The first principle of the gospel is faith in the Lord Jesus Christ. Elder Eyring has taught that faith "is not simply to know God could do something," rather "faith is to know He will." Knowing God will do something will change our behavior.
Consider how knowledge of what God would do changed the behavior of Enos.
As is often the case, Enos felt compelled to apply to gospel to his life because of some sort of realization of his own weaknesses. He wrote, "And my soul hungered; and I kneeled down before my Maker, and I cried unto him in mighty prayer and supplication for mine own soul; and all the day long did I cry unto him; yea, and when the night came I did still raise my voice high that it reached the heavens" (Enos 1:4).
Enos was motivated to pray through the day and night by his knowledge that God not only could, but would forgive him. This is confirmed by two statements, the first by Enos and the second by the Lord.
After being told he was forgiven, Enos, "knew that God could not lie; wherefore, my guilt was swept away."
Then, in response to Enos' inquiry, the Lord confirmed that forgiveness was possible for Enos "because of thy faith in Christ, whom thou has never before heard nor seen... wherefore, go to, thy faith hath made thee whole."
What would have happened if Enos did not believe God would forgive him? He was the grandson of Lehi, a nephew to Nephi and the son of Jacob-- surely he would have known the doctrine that God could do it. What if he'd have wavered in his belief that God would do it? Would he have prayed as long? Would he have obtained forgiveness? Would there even be an experience worth recording?
Thankfully, Enos did know and God forgave Enos.

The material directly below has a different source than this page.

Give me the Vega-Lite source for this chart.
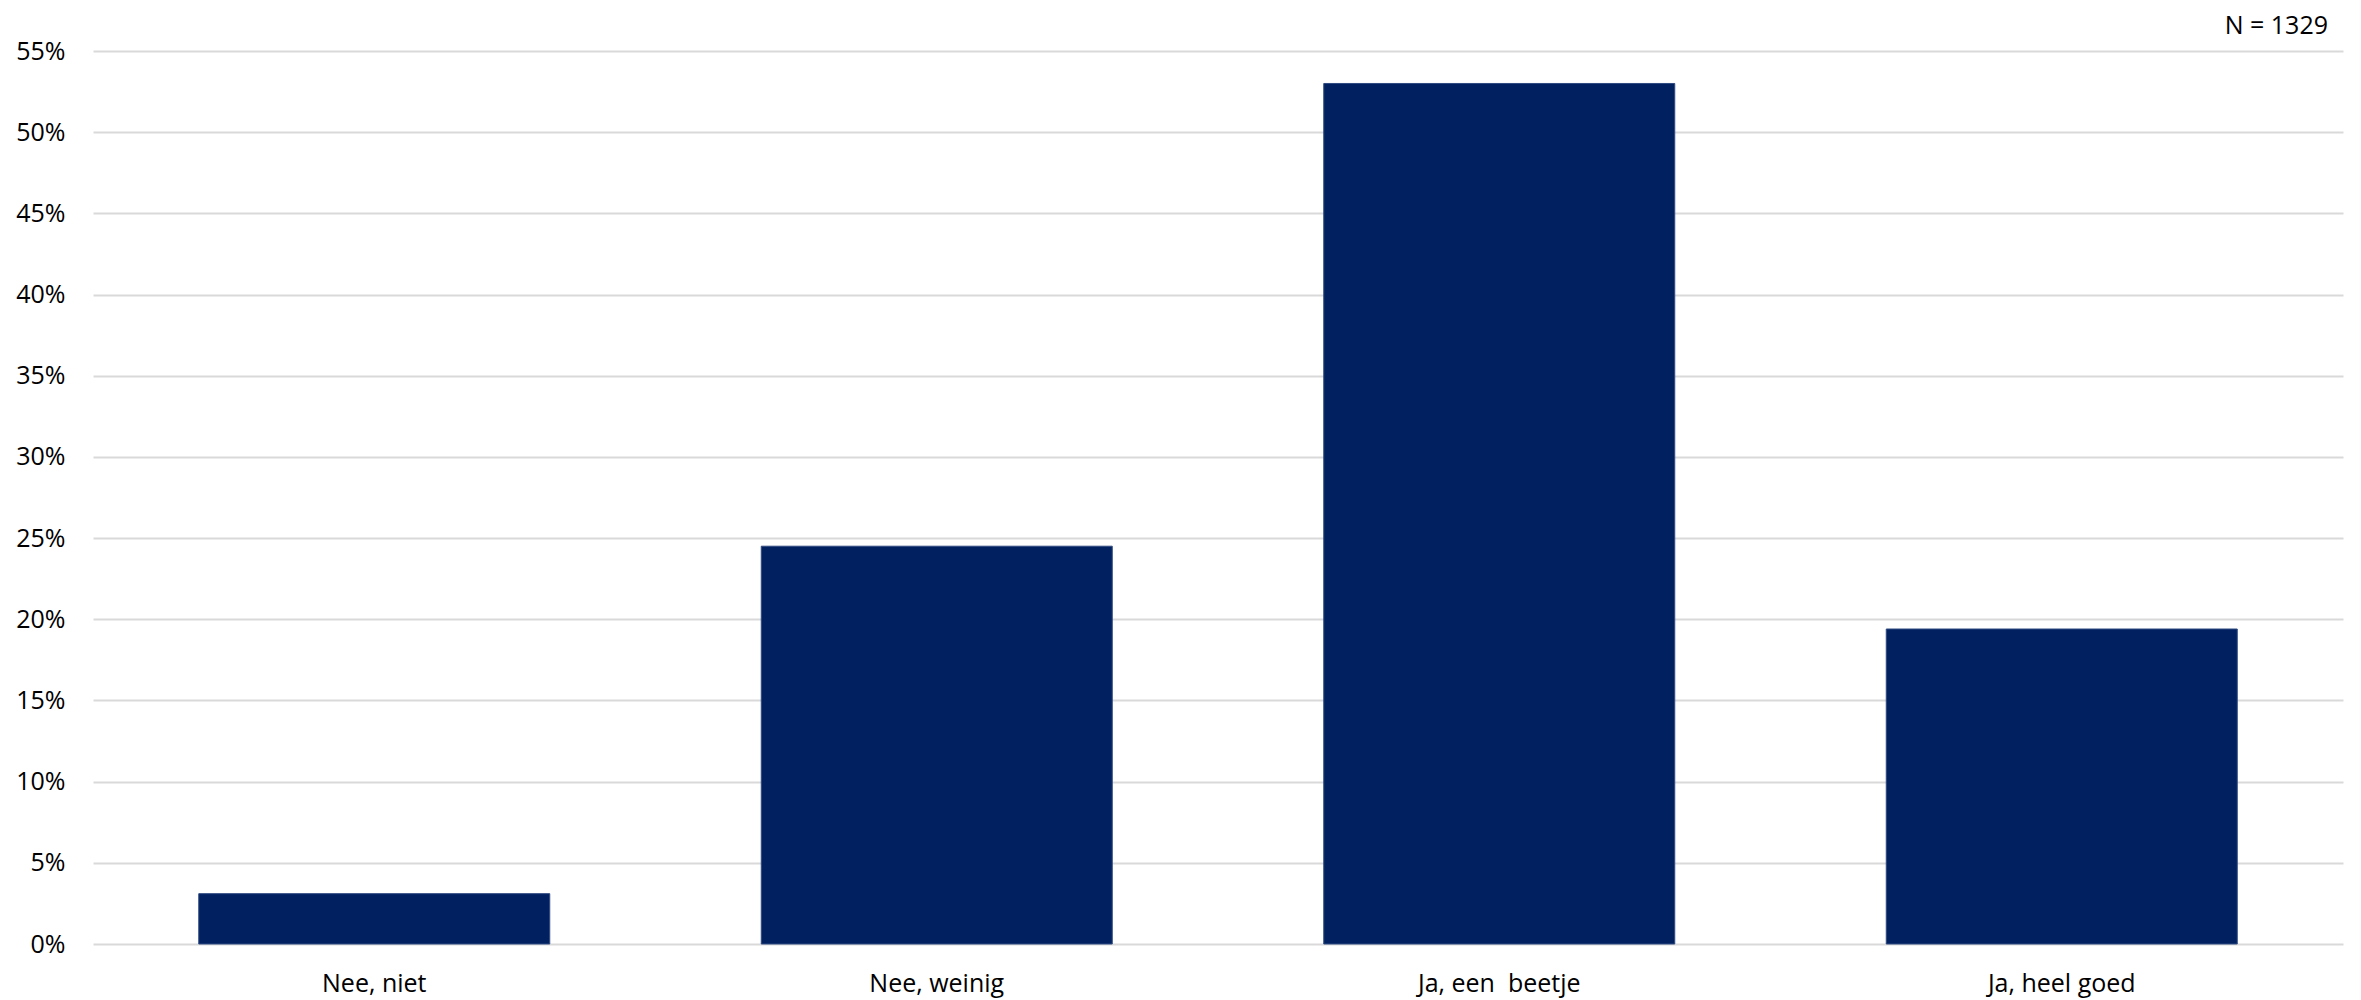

This confirmation of the faith of Enos expanded his faith further, until Enos' faith "began to be unshaken in the Lord." Enos knew without doubt that God would do all that He had promised through scripture that He could. In the vernacular of Stephen Robinson, Enos not only believed in Christ, Enos believed Christ-- he believed Christ was who He said He was and would do all that He said He would do.
Consider a second example of Enos' faith, how knowing God would act changed his behavior and the result brought by Enos' faith.
Wherefore, I knowing that the Lord God was able to preserve our records, I cried unto him continually, for he had said unto me: Whatsoever thing ye shall ask in faith, believing that ye shall receive in the name of Christ, ye shall receive it.
And I had faith, and I did cry unto God that he would preserve the records; and he covenanted with me that he would bring them forth unto the Lamanites in his own due time.
And I, Enos, knew it would be according to the covenant which he had made; wherefore my soul did rest. (Enos 1:15-17)
What do you know God will do in your own life? Certainly He will grant repentance when it is sought diligently. God will keep His promises. God will bless your life for good, leading you on the best path and protecting you from the devil's snares. These and many other blessings are promised to us in the scriptures and through the ordinances and covenants in which we participate.
As Enos, knowing God will do these things should change our behavior. We should walk through each day confident the Lord is guiding us. We have every reason to be optimistic. Of course we should study and pray and repent and change, for the Lord will richly bless us in our efforts to improve and draw near to Him. This changed behavior, based upon the knowledge of what God will do, is true faith.
God is prepared to bless you and I with the things we desire. He will. Let us have the faith to act upon that knowledge, to move forward with trust in Him. As we do so, He will work miracles because of our true faith, just as He did for Enos.